Парень стоял с помертвевшим лицом. Коля встретился с ним взглядом, и вдруг парень опустился на колени. Он стоял молча, уставясь в землю. И Коля понял, что, уже ни на что не надеясь, он хочет таким вот, совсем наивным способом вымолить себе прощение.
'А ведь и в самом деле, - вдруг подумал Коля. - Остальные тоже грабили, но мы их отпустили. Почему? Они честные, случайно оступившиеся люди. А этот? Преступник. Бывший преступник, - уточнил себе Коля. Откуда-то из глубин памяти всплыл давний разговор с Сергеевым в Смольном: - Пусть Родькин бывший вор, но он - гражданин, и мы обязаны его защищать, - говорил тогда Коля. Почему же теперь он думает иначе? Неужели это первые признаки той страшной профессиональной болезни, которая со временем поражает некоторых работников милиции? Теряется чувство объективности и справедливости. Уже не хватает широты взгляда. И мир замыкается в узкой горловине приказа и инструкции'.

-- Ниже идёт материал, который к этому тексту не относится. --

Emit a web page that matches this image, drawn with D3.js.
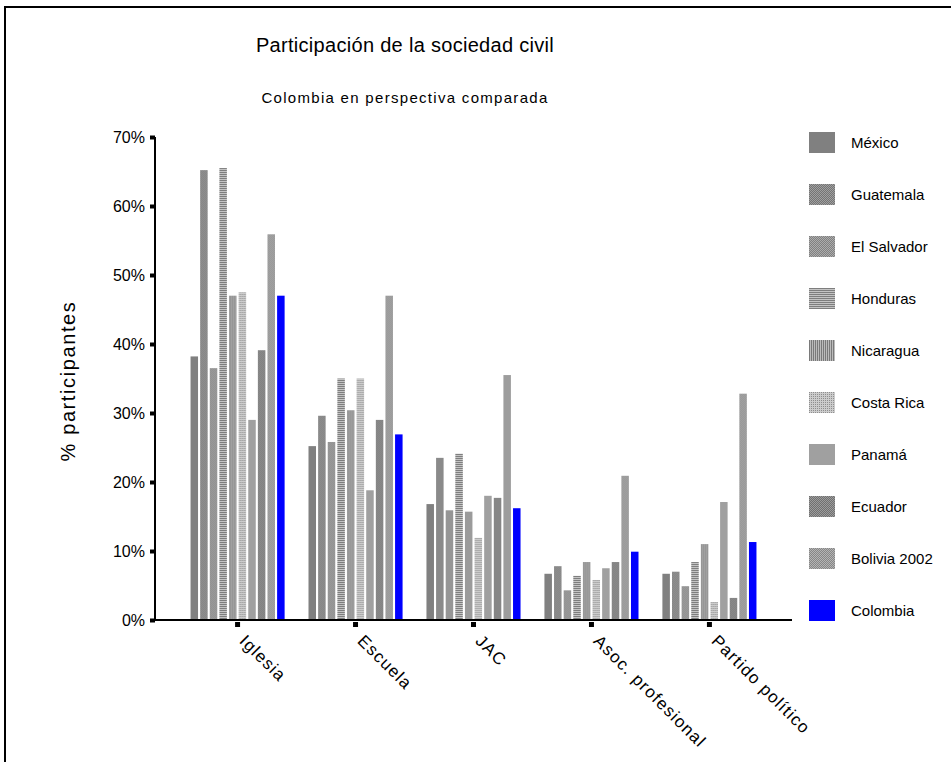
<!DOCTYPE html>
<html>
<head>
<meta charset="utf-8">
<script src="https://cdn.jsdelivr.net/npm/d3@7"></script>
<style>
  body { margin: 0; background: #fff; }
  text { font-family: "Liberation Sans", Arial, sans-serif; }
</style>
</head>
<body>
<script>
// Categories and series
var categories = ["Iglesia", "Escuela", "JAC", "Asoc. profesional", "Partido político"];
var countries = ["México", "Guatemala", "El Salvador", "Honduras", "Nicaragua",
                 "Costa Rica", "Panamá", "Ecuador", "Bolivia 2002", "Colombia"];

// % participantes, one array per country (Iglesia, Escuela, JAC, Asoc., Partido)
var mexico     = [38.2, 25.2, 16.8, 6.7, 6.7];
var guatemala  = [65.2, 29.6, 23.5, 7.8, 7.0];
var elSalvador = [36.5, 25.8, 15.9, 4.3, 4.9];
var honduras   = [65.5, 35.0, 24.1, 6.4, 8.4];
var nicaragua  = [47.0, 30.4, 15.7, 8.4, 11.0];
var costaRica  = [47.5, 35.0, 11.9, 5.8, 2.6];
var panama     = [29.0, 18.8, 18.0, 7.5, 17.1];
var ecuador    = [39.1, 29.0, 17.7, 8.4, 3.2];
var bolivia    = [55.9, 47.0, 35.5, 20.9, 32.8];
var colombia   = [47.0, 26.9, 16.2, 9.9, 11.3];

var yTicks = [0, 10, 20, 30, 40, 50, 60, 70];

var series = [mexico, guatemala, elSalvador, honduras, nicaragua,
              costaRica, panama, ecuador, bolivia, colombia];

var svg = d3.select("body").append("svg")
    .attr("width", 951)
    .attr("height", 762);

// patterns for the grey fills
var defs = svg.append("defs");
function pat(id, w, h, bg, cells) {
  var p = defs.append("pattern")
      .attr("id", id)
      .attr("patternUnits", "userSpaceOnUse")
      .attr("width", w).attr("height", h);
  p.append("rect").attr("width", w).attr("height", h).attr("fill", bg);
  cells.forEach(function(c) {
    p.append("rect").attr("x", c[0]).attr("y", c[1])
      .attr("width", c[2]).attr("height", c[3]).attr("fill", c[4]);
  });
}
pat("p-gua", 2, 2, "#a0a0a0", [[0, 0, 1, 1, "#747474"], [1, 1, 1, 1, "#747474"]]);
pat("p-sal", 2, 2, "#acacac", [[0, 0, 1, 1, "#808080"], [1, 1, 1, 1, "#808080"]]);
pat("p-hon", 2, 2, "#c4c4c4", [[0, 0, 2, 1, "#7e7e7e"]]);
pat("p-nic", 2, 2, "#bcbcbc", [[0, 0, 1, 2, "#7a7a7a"]]);
pat("p-cos", 2, 2, "#cccccc", [[0, 0, 1, 1, "#8e8e8e"]]);
pat("p-ecu", 2, 2, "#9c9c9c", [[0, 0, 1, 1, "#707070"], [1, 1, 1, 1, "#707070"]]);
pat("p-bol", 2, 2, "#b4b4b4", [[0, 0, 1, 1, "#868686"], [1, 1, 1, 1, "#868686"]]);

var fills = ["#808080", "url(#p-gua)", "url(#p-sal)", "url(#p-hon)", "url(#p-nic)",
             "url(#p-cos)", "#a0a0a0", "url(#p-ecu)", "url(#p-bol)", "#0000ff"];

// frame
svg.append("rect")
    .attr("x", 5).attr("y", 7)
    .attr("width", 960).attr("height", 780)
    .attr("fill", "none").attr("stroke", "#000").attr("stroke-width", 2);

// titles
svg.append("text")
    .attr("x", 405).attr("y", 52)
    .attr("text-anchor", "middle")
    .style("font-size", "20px").style("letter-spacing", "0.3px")
    .text("Participación de la sociedad civil");
svg.append("text")
    .attr("x", 405).attr("y", 103)
    .attr("text-anchor", "middle")
    .style("font-size", "15px").style("letter-spacing", "1.3px")
    .text("Colombia en perspectiva comparada");

// scales
var x0 = d3.scaleBand()
    .domain(categories)
    .range([155, 792])
    .paddingInner(0)
    .paddingOuter(0.2);

var x1 = d3.scaleBand()
    .domain(countries)
    .range([0, 96])
    .paddingInner(0.22)
    .paddingOuter(0.1);

var y = d3.scaleLinear()
    .domain([0, 70])
    .range([620, 137]);

// bars
var groups = svg.append("g").selectAll("g")
    .data(categories)
    .join("g")
    .attr("transform", function(d) {
      return "translate(" + (x0(d) + x0.bandwidth() / 2 - 48) + ",0)";
    });

groups.selectAll("rect")
    .data(function(d, i) {
      return countries.map(function(c, j) { return { c: c, j: j, v: series[j][i] }; });
    })
    .join("rect")
    .attr("x", function(d) { return x1(d.c); })
    .attr("y", function(d) { return y(d.v); })
    .attr("width", x1.bandwidth())
    .attr("height", function(d) { return y(0) - y(d.v); })
    .attr("fill", function(d) { return fills[d.j]; });

// y axis
var yAxis = svg.append("g")
    .attr("transform", "translate(155,0)")
    .call(d3.axisLeft(y).tickValues(yTicks).tickSize(5).tickPadding(5)
      .tickFormat(function(d) { return d + "%"; }));
yAxis.select(".domain").attr("stroke-width", 2).attr("d", "M0," + y(70) + "V" + (y(0) + 1));
yAxis.selectAll(".tick line").attr("stroke-width", 4);
yAxis.selectAll(".tick text")
    .style("font-size", "16px")
    .attr("fill", "#000");

// x axis
var xAxis = svg.append("g")
    .attr("transform", "translate(0," + y(0) + ")")
    .call(d3.axisBottom(x0).tickSize(7).tickPadding(0));
xAxis.select(".domain").attr("stroke-width", 2).attr("d", "M154,0H792");
xAxis.selectAll(".tick line").attr("stroke-width", 5).attr("y1", 2);
xAxis.selectAll(".tick text")
    .style("font-size", "17px")
    .style("letter-spacing", "1.2px")
    .attr("fill", "#000")
    .attr("text-anchor", "start")
    .attr("dy", null)
    .attr("transform", "translate(6,17) rotate(45)");

// y label
svg.append("text")
    .attr("transform", "translate(75,381) rotate(-90)")
    .attr("text-anchor", "middle")
    .style("font-size", "20px")
    .style("letter-spacing", "1.6px")
    .text("% participantes");

// legend
var legend = svg.append("g").selectAll("g")
    .data(countries)
    .join("g")
    .attr("transform", function(d, i) { return "translate(809," + (132 + i * 52) + ")"; });
legend.append("rect")
    .attr("width", 26).attr("height", 21)
    .attr("fill", function(d, i) { return fills[i]; });
legend.append("text")
    .attr("x", 42).attr("y", 16)
    .style("font-size", "15px")
    .text(function(d) { return d; });
</script>
</body>
</html>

– Отведите его в штаб, - приказал Коля. - Если он непричастен к убийству кассира - передать его в местное отделение милиции.
Лейтенант и старшина с облегчением переглянулись.
Миша играл вальс Шопена. Он играл с полузакрытыми глазами, весь отдаваясь музыке, и хотя Коля понимал, что его питомцу явно не хватает и мастерства, и таланта, он все равно ловил себя на мысли, что гордится Мишей, любуется им. В конце концов так ли уж необходимо оперативному уполномоченному уголовного розыска быть первоклассным музыкантом. Достаточно, если он в своей профессии мастер, а музыка, искусство никогда не дадут ему закостенеть в узком, чисто служебном мирке. Это Коля понял давно, еще в двадцать втором, в Петрограде, когда первый раз привела его Маша в Зимний, и восхищенный, остолбеневший от восторга и удивления, стоял он на первых ступеньках Иорданской лестницы и думал, что даже в самых удивительных и красивых сказках матери не было такой красоты. Маша! Маша! Ни на секунду, ни на мгновение не уходят мысли о тебе… Ты всегда рядом, и даже если тебя уже нет, ты все равно рядом, потому что те, кого мы любим больше собственной жизни, умирают только один раз - вместе с нами. Коля очнулся. Рудаков втолкнул в дверь дородного, лет сорока пяти мужчину в высокой смушковой шапке 'пирожком'. Воротник длинного пальто тоже был сделан из смушки.
– Дезертир, - коротко доложил Олег. - Хотел смыться, да ребята его вовремя прихватили.